Por muitas vezes, há uma distância enorme, do ponto de vista físico, que não nos permite um abraço, mas contactar pais com filhos e filhos com pais através desta imensidade de formas de comunicação pode manter o equilíbrio psíquico de todos.

Porém, em algum momento, é necessário que os pais sejam diretos e objetivos em uma conversa muito difícil: a grande longevidade que hoje já é uma realidade nos obriga a planejarmos como será o nosso final de vida e esta nossa realidade precisa ser compartilhada com nossos filhos antes que a fragilidade se manifeste. Devemos chamá-los ao dever de cuidar de nós no final da vida. Devemos cumprir nossa parte: cuidar da nossa saúde, cumprir as orientações médicas, seguir dietas adequadas, fazer atividades físicas, exercitar nossa cognição, mas, mesmo fazendo tudo isso, iremos, inevitavelmente, envelhecer e a cada dia ficarmos mais frágeis.

Esta é uma conversa difícil, pois não cabe a nós lembrarmos aos flhos que passamos mais de 20 anos de nossas vidas suprindo todas as necessidades de nossa prole. Podemos sim pedir que eles dispensem tempo de qualidade, ajuda financeira, demonstrações de carinho, cuidado e amor. Sejamos delicados neste pedido, mas é fundamental que o façamos. Como eles podem adivinhar o que estamos carecendo sem que deixemos isso claro para eles?

Interessantemente, muitas vezes a forma com que cuidamos dos nossos pais já é mais que suficiente para que eles entendam como os idosos precisam ser cuidados. É a questão do exemplo: nossos filhos repetirão o que nos veem fazendo com nossos pais e provavelmente assim nos tratarão. Não mais importante na educação que o exemplo. Nossos filhos absorvem hábitos e pensamentos da forma como percebem a forma de como cuidados dos nossos anciões.

Devemos permitir que os nossos filhos percebam que a cada vez vamos ficar mais dependentes e precisamos clarear a visão dos nossos filhos de que precisamos de outros para manter nossas vidas. A primeira reação dos nossos filhos é a dificuldade de enxergar que precisam cuidar de pessoas que sempre tiveram o papel completamente diferente: eram eles que nos cuidavam. Agora cuidaremos deles? Devemos ser muito cautelosos com nossas palavras, do cuidado ao orientar-lhes em situações de maior risco, chamar todos os familiares para que possam se unir neste cuidado.

Não podemos nos esquecer de que a sensação de estarmos realmente manifestando nosso amor aos nossos progenitores, cuidando deles nesta fase difícil desta vida tão efêmera. Para que não nos sintamos sobrecarregados ou mesmo sobre usados, devemos encarar como uma fase de aprendizado, de vivência com o exercício da empatia e da humanidade para com as pessoas que mais nos amaram e nos fizeram o que somos. Se eles nos deram ferramentas para cuidar de tantas coisas, certamente estão municiados de conhecimentos e dedicação para nos cuidarem.

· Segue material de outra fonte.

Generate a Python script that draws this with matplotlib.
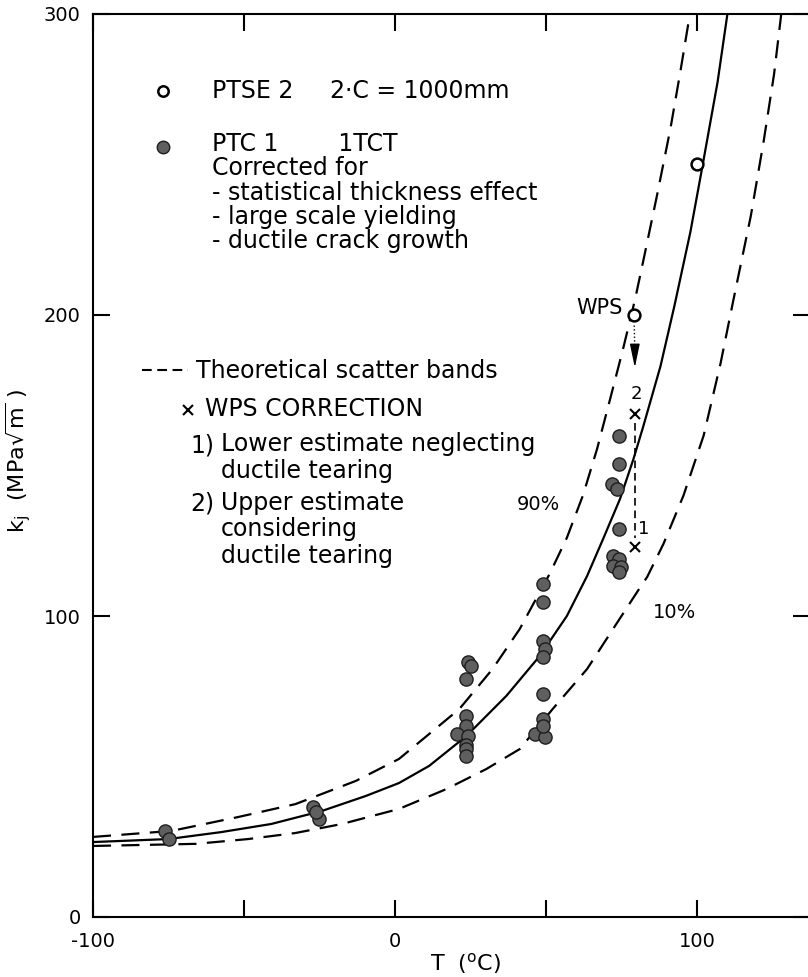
import numpy as np
import matplotlib
matplotlib.use('Agg')
import matplotlib.pyplot as plt
import matplotlib.lines as mlines

plt.rcParams['font.family'] = ['DejaVu Sans']
plt.rcParams['lines.scale_dashes'] = False

# median curve (solid)
t_med = [-100, -75, -57.6, -41, -24.3, -9.7, 1.3, 11.3, 23.6, 36.9, 47.9, 56.9,
         63.6, 68.9, 74.5, 78.9, 82.2, 87.9, 92.5, 97.8, 101.8, 106.8, 110.2]
k_med = [24.9, 25.9, 28.2, 30.9, 35.2, 40.2, 44.5, 50.2, 60.1, 73.5, 86.7, 100,
         113.3, 125.6, 138.9, 152, 163, 183, 203, 227.6, 249.5, 277.4, 301]

# 90% scatter band
t_hi = [-100, -74, -52, -33, -13, 1.3, 21.3, 32.3, 41.3, 51.2, 56.9, 62.2,
        66.9, 71.2, 75.5, 79.5, 82.2, 86.8, 91.2, 94.5, 97.8]
k_hi = [26.6, 28.6, 33.2, 37.5, 45.2, 52.5, 69.1, 82.4, 95.7, 114, 126, 140,
        155.5, 172, 188.7, 205.3, 218, 240, 262, 281, 301]

# 10% scatter band
t_lo = [-100, -66, -48.6, -33, -17.6, 1.3, 17, 30.3, 41.3, 52.2, 63.6, 72.2,
        80.5, 83.5, 88.9, 95.5, 102.2, 107.8, 112.1, 117.8, 122.1, 125.5, 128]
k_lo = [23.6, 24.3, 25.9, 27.9, 30.9, 35.9, 42.5, 49.2, 55.8, 69.1, 82.4, 95.7,
        108.5, 113, 124, 140, 160, 184, 205.3, 232.9, 258, 280, 301]

# PTC 1 test results (filled)
t_ptc = [-76, -75, -27, -25.3, -26,
         24, 25, 23.6, 23.6, 23.6, 20.6, 24.3, 23.6, 23.6, 23.6,
         49, 49, 49, 49.5, 49, 49, 49, 46.3, 49.5, 49,
         74, 74, 72, 73.5, 74, 72.3, 74, 72.3, 74.7, 74]
k_ptc = [28.6, 25.9, 36.5, 32.6, 35,
         84.7, 83.4, 79, 66.8, 63.5, 60.8, 60.1, 57, 55.8, 53.5,
         110.6, 104.6, 91.7, 89, 86.4, 74, 65.8, 60.8, 59.8, 63.5,
         159.8, 150.5, 143.9, 142.2, 128.9, 120, 118.9, 116.6, 116.3, 114.5]

# PTSE 2 (open)
t_ptse = [100, 79]
k_ptse = [250, 200]

# WPS correction estimates
t_wps = [79.5, 79.5]
k_wps = [167, 123]

W, H = 808, 977
fig = plt.figure(figsize=(W / 100, H / 100), dpi=100)
ax = fig.add_axes([93 / W, 60 / H, 717 / W, 903 / H])

def px(x, y):
    return x / W, 1 - y / H

ax.plot(t_med, k_med, color='black', lw=1.6, zorder=2)
ax.plot(t_hi, k_hi, color='black', lw=1.6, dashes=(13, 7.5), zorder=2)
ax.plot(t_lo, k_lo, color='black', lw=1.6, dashes=(13, 7.5), zorder=2)

ax.plot(t_ptc, k_ptc, 'o', ms=9.5, mfc='#5f5f5f', mec='#1e1e1e', mew=1.0,
        zorder=4, clip_on=False)
ax.plot(t_ptse, k_ptse, 'o', ms=8.5, mfc='white', mec='black', mew=1.8, zorder=5)
ax.plot(t_wps, k_wps, 'x', ms=7, mec='black', mew=1.5, zorder=5)

# WPS arrow and correction line
ax.plot([79.2, 79.4], [196.5, 188], color='black', lw=1.0, ls=':')
ax.annotate('', xy=(79.4, 182.5), xytext=(79.4, 189),
            arrowprops=dict(arrowstyle='-|>,head_length=1.2,head_width=0.25',
                            lw=1.0, color='black',
                            shrinkA=0, shrinkB=0, mutation_scale=12))
ax.plot([79.5, 79.5], [164, 126], color='black', lw=1.2, dashes=(5.5, 3.5))
ax.text(80.0, 173.8, '2', fontsize=13, ha='center', va='center')
ax.text(82.4, 129, '1', fontsize=13, ha='center', va='center')
fig.text(*px(623, 308), 'WPS', fontsize=15, ha='right', va='center')
fig.text(*px(517, 505), '90%', fontsize=14, ha='left', va='center')
fig.text(*px(653, 612), '10%', fontsize=14, ha='left', va='center')

# axes styling
ax.set_xlim(-100, 137.4)
ax.set_ylim(0, 300)
ax.set_xticks([-100, -50, 0, 50, 100])
ax.set_xticklabels(['-100', '', '0', '', '100'])
ax.set_yticks([0, 100, 200, 300])
ax.set_yticklabels(['0', '100', '200', '300'])
ax.tick_params(direction='in', length=12, width=1.5, top=True, right=True,
               labelsize=14)
ax.tick_params(axis='x', pad=11)
ax.tick_params(axis='y', pad=9)
for s in ax.spines.values():
    s.set_linewidth(1.5)

ax.set_ylabel(r'k$_\mathrm{j}$  (MPa$\sqrt{\mathrm{m}}$ )', fontsize=16)
ax.yaxis.set_label_coords((34 - 93) / 717, 0.505)
fig.text(*px(466, 963), r'T  ($^\mathrm{o}$C)', fontsize=16, ha='center', va='center')

# legend block (multi-line texts are placed by the baseline of their last line)
fs = 17
ax.plot(*px(163, 91), 'o', ms=7.5, mfc='white', mec='black', mew=1.8,
        transform=fig.transFigure, clip_on=False)
fig.text(*px(212, 98), 'PTSE 2', fontsize=fs, va='baseline')
fig.text(*px(330, 98), '2·C = 1000mm', fontsize=fs, va='baseline')
ax.plot(*px(163, 147), 'o', ms=9, mfc='#5f5f5f', mec='#1e1e1e', mew=1.0,
        transform=fig.transFigure, clip_on=False)
fig.text(*px(212, 248),
         'PTC 1        1TCT\nCorrected for\n- statistical thickness effect\n'
         '- large scale yielding\n- ductile crack growth',
         fontsize=fs, va='baseline', linespacing=1.01)

dash_leg = mlines.Line2D([142 / W, 188 / W], [1 - 370 / H, 1 - 370 / H],
                         color='black', lw=1.5, dashes=(7, 4),
                         transform=fig.transFigure)
fig.add_artist(dash_leg)
fig.text(*px(196, 378), 'Theoretical scatter bands', fontsize=fs, va='baseline')
ax.plot(*px(188, 410), 'x', ms=7, mec='black', mew=1.5,
        transform=fig.transFigure, clip_on=False)
fig.text(*px(205, 416), 'WPS CORRECTION', fontsize=fs, va='baseline')
fig.text(*px(190, 452), '1)', fontsize=fs, va='baseline')
fig.text(*px(221, 478), 'Lower estimate neglecting\nductile tearing',
         fontsize=fs, va='baseline', linespacing=1.14)
fig.text(*px(190, 510), '2)', fontsize=fs, va='baseline')
fig.text(*px(221, 563), 'Upper estimate\nconsidering\nductile tearing',
         fontsize=fs, va='baseline', linespacing=1.14)

fig.savefig('out.png', dpi=100)
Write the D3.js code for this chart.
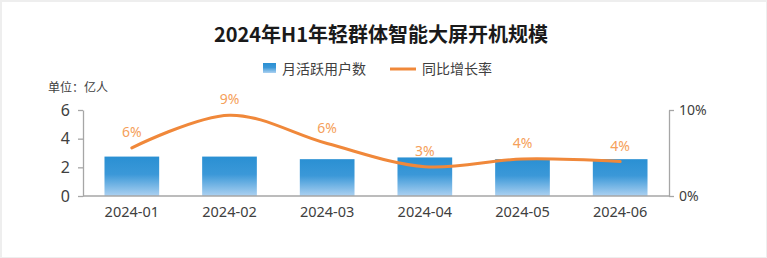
<!DOCTYPE html>
<html>
<head>
<meta charset="utf-8">
<script src="https://cdn.jsdelivr.net/npm/d3@7"></script>
<style>
    html, body { margin: 0; padding: 0; background: #eeeeee; }
    #chart { width: 767px; height: 258px; }
    text { font-family: "Noto Sans CJK SC", "Noto Sans", sans-serif; }
</style>
</head>
<body>
<div id="chart"></div>
<script>
// data
let months = ["2024-01", "2024-02", "2024-03", "2024-04", "2024-05", "2024-06"];
let activeUsers = [2.75, 2.75, 2.57, 2.69, 2.57, 2.57];      // 亿人
let growthRate = [0.056, 0.094, 0.061, 0.034, 0.043, 0.040];  // 同比
let leftTicks = [0, 2, 4, 6];
let rightTicks = [0, 0.1];

let titleText = "2024年H1年轻群体智能大屏开机规模";
let legendNames = ["月活跃用户数", "同比增长率"];
let unitText = "单位：亿人";

let W = 767, H = 258;
let margin = {top: 110, right: 98, bottom: 62, left: 83};
let width = W - margin.left - margin.right;
let height = H - margin.top - margin.bottom;

let svg = d3.select("#chart").append("svg")
    .attr("width", W)
    .attr("height", H);

// white card
svg.append("rect")
    .attr("x", 2).attr("y", 2)
    .attr("width", 764).attr("height", 255)
    .attr("fill", "#ffffff");

// gradient for bars
let grad = svg.append("defs").append("linearGradient")
    .attr("id", "barGrad")
    .attr("x1", 0).attr("y1", 0).attr("x2", 0).attr("y2", 1);
grad.append("stop").attr("offset", "0%").attr("stop-color", "#2a90d3");
grad.append("stop").attr("offset", "45%").attr("stop-color", "#3b98d8");
grad.append("stop").attr("offset", "100%").attr("stop-color", "#acd1f1");

// title
svg.append("text")
    .attr("x", 381).attr("y", 42)
    .attr("text-anchor", "middle")
    .attr("font-size", 20)
    .attr("font-weight", "bold")
    .attr("fill", "#1a1a1a")
    .text(titleText);

// legend
let legend = svg.append("g").attr("class", "legend");
legend.append("rect")
    .attr("x", 263).attr("y", 63)
    .attr("width", 13).attr("height", 10)
    .attr("fill", "url(#barGrad)");
legend.append("text")
    .attr("x", 282).attr("y", 74)
    .attr("font-size", 14)
    .attr("fill", "#404040")
    .text(legendNames[0]);
legend.append("line")
    .attr("x1", 390).attr("x2", 416)
    .attr("y1", 69).attr("y2", 69)
    .attr("stroke", "#f0883a")
    .attr("stroke-width", 3);
legend.append("text")
    .attr("x", 422).attr("y", 74)
    .attr("font-size", 14)
    .attr("fill", "#404040")
    .text(legendNames[1]);

// unit
svg.append("text")
    .attr("x", 48).attr("y", 92)
    .attr("font-size", 12)
    .attr("fill", "#404040")
    .text(unitText);

let g = svg.append("g")
    .attr("transform", "translate(" + margin.left + "," + margin.top + ")");

// scales
let x = d3.scaleBand().domain(months).range([0, width]).paddingInner(0.44).paddingOuter(0.22);
let y = d3.scaleLinear().domain([0, 6]).range([height, 0]);
let y2 = d3.scaleLinear().domain([0, 0.1]).range([height, 0]);

// bars
g.selectAll(".bar")
    .data(months)
    .enter().append("rect")
    .attr("class", "bar")
    .attr("x", d => x(d))
    .attr("y", (d, i) => y(activeUsers[i]))
    .attr("width", x.bandwidth())
    .attr("height", (d, i) => height - y(activeUsers[i]))
    .attr("fill", "url(#barGrad)");

// axes
let styleAxis = function (sel) {
    sel.selectAll("path").attr("stroke", "#a6a6a6").attr("stroke-width", 1.3);
    sel.selectAll("line").attr("stroke", "#a6a6a6").attr("stroke-width", 1.3);
    sel.selectAll("text")
        .attr("fill", "#404040")
        .style("font-family", "'Noto Sans', sans-serif");
};

let xAxis = g.append("g")
    .attr("transform", "translate(0," + height + ")")
    .call(d3.axisBottom(x).tickSize(0).tickPadding(11));
styleAxis(xAxis);
xAxis.select(".domain").attr("d", "M0,0H" + width);
xAxis.selectAll("text").attr("font-size", 14.5);

let yAxis = g.append("g")
    .call(d3.axisLeft(y).tickValues(leftTicks).tickFormat(d3.format("d")).tickSize(5).tickSizeOuter(0).tickPadding(8));
styleAxis(yAxis);
yAxis.selectAll("text").attr("font-size", 16);

let yAxis2 = g.append("g")
    .attr("transform", "translate(" + width + ",0)")
    .call(d3.axisRight(y2).tickValues(rightTicks).tickFormat(d3.format(".0%")).tickSize(5).tickSizeOuter(0).tickPadding(5));
styleAxis(yAxis2);
yAxis2.selectAll("text").attr("font-size", 14);

// growth line
let cx = d => x(d) + x.bandwidth() / 2;
let line = d3.line()
    .curve(d3.curveCatmullRom.alpha(0.5))
    .x(d => cx(d))
    .y((d, i) => y2(growthRate[i]));

g.append("path")
    .datum(months)
    .attr("d", line)
    .attr("fill", "none")
    .attr("stroke", "#f0883a")
    .attr("stroke-width", 3)
    .attr("stroke-linecap", "round");

// line labels
g.selectAll(".rate-label")
    .data(months)
    .enter().append("text")
    .attr("class", "rate-label")
    .attr("x", d => cx(d))
    .attr("y", (d, i) => y2(growthRate[i]) - 11)
    .attr("text-anchor", "middle")
    .attr("font-size", 14)
    .attr("fill", "#f5a05a")
    .style("font-family", "'Noto Sans', sans-serif")
    .text((d, i) => Math.round(growthRate[i] * 100) + "%");
</script>
</body>
</html>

Existem várias relações pais e filhos que foram permeadas por dificuldades, abandono, faltas diversas e talvez esta fase seja um ótimo período para que possamos exercer o perdão, lembrando sempre que, se eles não nos deram mais em determinadas fases da vida, não era porque não queriam. Provavelmente era porque não receberam ou não tinham mecanismos e ferramentas para dar mais. Se pudessem, provavelmente teriam nos oferecido.

Assim pensando, quem sabe consigamos perdoar com mais facilidade? Quando manifestamos o cuidado de cuidar de quem nos cuidou podemos desencadear sensações maravilhosas, com a alegria de crermos que estamos dando o melhor para quem, indubitavelmente, nos amou e muito se esforçou para forjar os seres humanos que hoje somos. Sejamos gratos a eles. Entendamos este cuidar como uma forma de retribuir e reforçar o amor filial, que nasceu do amor paternal e que, a depender de como tratamos nossos pais, farão também com que seus netos exerçam este papel.

Assim, creio que a mensagem final é que podemos e devemos ter uma conversa franca e direta com quem amamos: um dia vou precisar dos seus cuidados, pois diferentemente de quando eu te criei, quando a cada dia que passava você ficava mais independente e eu, menos necessário na sua sobrevivência, agora ocorre exatamente o contrário: a cada dia que passa seremos mais dependentes e mais precisaremos de cuidados. Cremos que este cuidado é que realmente diferencia os seres humanos (espécie) dos humanos (pessoas com alma e sentimentos).